When we see someone baptized, that presence of Christ is communicated
to all present: to the person being baptized, in a special way,
but also to those present who are already baptized. Through the
celebration they are invited to relive the moment of their own
Baptism when they, too, were immersed in the Paschal Mystery of
Christ. They are invited to pledge themselves anew to the discipleship
celebrated in the sacrament and to realize in an even more profound
way their membership in Christ's body.
Once again, this is why the sacraments are meant to
be public events. They are most fittingly celebrated in the context
of the Christian community at prayer. At a wedding, the consent
of the couple witnessed by the Church, which constitutes the central
act of the marriage rite, is not only for them. It underlines
the fact that through the sacrament of marriage, God's love for
us in Christ becomes all the more present in the world. It radiates
out from the Christian home established by the sacrament of marriage.
Have sacraments changed?
In this Update, we have discussed various changes
in the way we celebrate and understand the sacraments: the expanded
use of Scripture readings, the emphasis on the communal nature
of the sacraments, Jesus as the primary sacrament, to name a few.

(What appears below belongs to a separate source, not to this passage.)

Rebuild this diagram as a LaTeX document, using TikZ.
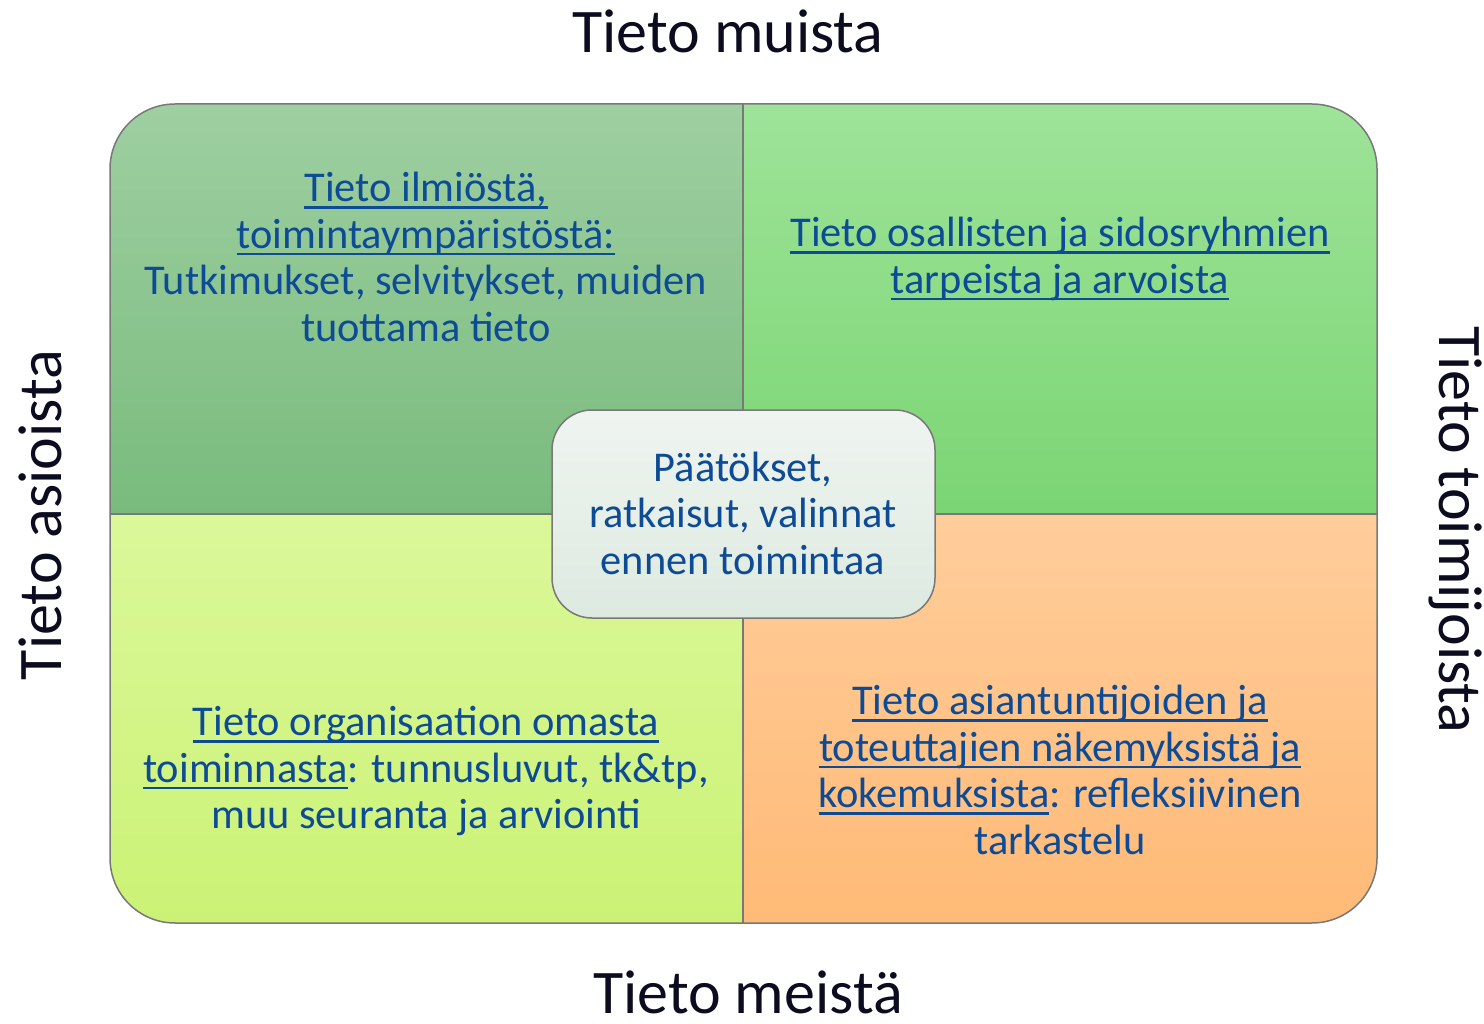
\documentclass[tikz,border=0pt]{standalone}
\usepackage{fontspec}
\setmainfont{Carlito}
\newcommand\myul[1]{\setbox0\hbox{#1}\rlap{\rule[-7pt]{\wd0}{2.5pt}}\box0}
\definecolor{txt}{RGB}{14,75,150}
\definecolor{ttl}{RGB}{12,12,32}
\definecolor{tlTop}{RGB}{158,207,161}
\definecolor{tlBot}{RGB}{121,187,125}
\definecolor{trTop}{RGB}{158,227,153}
\definecolor{trBot}{RGB}{123,213,115}
\definecolor{blTop}{RGB}{219,248,154}
\definecolor{blBot}{RGB}{203,242,117}
\definecolor{brTop}{RGB}{255,205,155}
\definecolor{brBot}{RGB}{255,186,118}
\definecolor{cTop}{RGB}{239,244,240}
\definecolor{cBot}{RGB}{221,234,224}
\definecolor{edge}{RGB}{120,120,120}
\begin{document}
\begin{tikzpicture}[x=1pt,y=-1pt,
  body/.style={text=txt, font=\fontsize{42.4}{46.5}\selectfont, align=center, inner sep=0pt},
  title/.style={text=ttl, font=\fontsize{62}{70}\selectfont, inner sep=0pt}]
\useasboundingbox (0,0) rectangle (1484,1024);
% quadrants
\begin{scope}
  \clip[rounded corners=65pt] (110,104) rectangle (1377,923);
  \fill[top color=tlTop, bottom color=tlBot] (110,104) rectangle (743,514);
  \fill[top color=trTop, bottom color=trBot] (743,104) rectangle (1377,514);
  \fill[top color=blTop, bottom color=blBot] (110,514) rectangle (743,923);
  \fill[top color=brTop, bottom color=brBot] (743,514) rectangle (1377,923);
\end{scope}
\draw[edge, line width=1.5pt] (743,104) -- (743,923);
\draw[edge, line width=1.5pt] (110,514) -- (1377,514);
\draw[edge, line width=1.5pt, rounded corners=65pt] (110,104) rectangle (1377,923);
% centre box
\draw[edge, line width=1.5pt, rounded corners=40pt, top color=cTop, bottom color=cBot] (552,410) rectangle (935,618);
% texts
\node[body] (tl) at (426,257) {\myul{Tieto ilmiöstä,}\\ \myul{toimintaympäristöstä:}\\ Tutkimukset, selvitykset, muiden\\ tuottama tieto};
\node[body] (tr) at (1060,259) {\myul{Tieto osallisten ja sidosryhmien}\\ \myul{tarpeista ja arvoista}};
\node[body] (bl) at (426,771) {\myul{Tieto organisaation omasta}\\ \myul{toiminnasta}: tunnusluvut, tk\&tp,\\ muu seuranta ja arviointi};
\node[body] (br) at (1060,770) {\myul{Tieto asiantuntijoiden ja}\\ \myul{toteuttajien näkemyksistä ja}\\ \myul{kokemuksista}: refleksiivinen\\ tarkastelu};
\node[body] (c) at (743,513) {Päätökset,\\ ratkaisut, valinnat\\ ennen toimintaa};
% side titles
\node[title] (top) at (728,31) {Tieto muista};
\node[title] (bottom) at (748,992) {Tieto meistä};
\node[title, rotate=90] (left) at (40,515) {Tieto asioista};
\node[title, rotate=-90] (right) at (1455,530) {Tieto toimijoista};
\end{tikzpicture}
\end{document}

We have seen, however, that the essential meaning of the sacraments
has not changed.
While the way we celebrate the sacraments has changed
since Vatican II, the faith of the Church in Christ's active presence
in the sacraments has not. Because we Catholics are a sacramental
people, we experience the presence of God in the world. We experience
God in everyday human actions such as sharing food with one another
or reaching out in love to those in need. Sacraments are God's
way of communicating that presence to us. They are our way of
seeing in Christ's suffering, death and resurrection the very
pattern for our own lives. This will never change.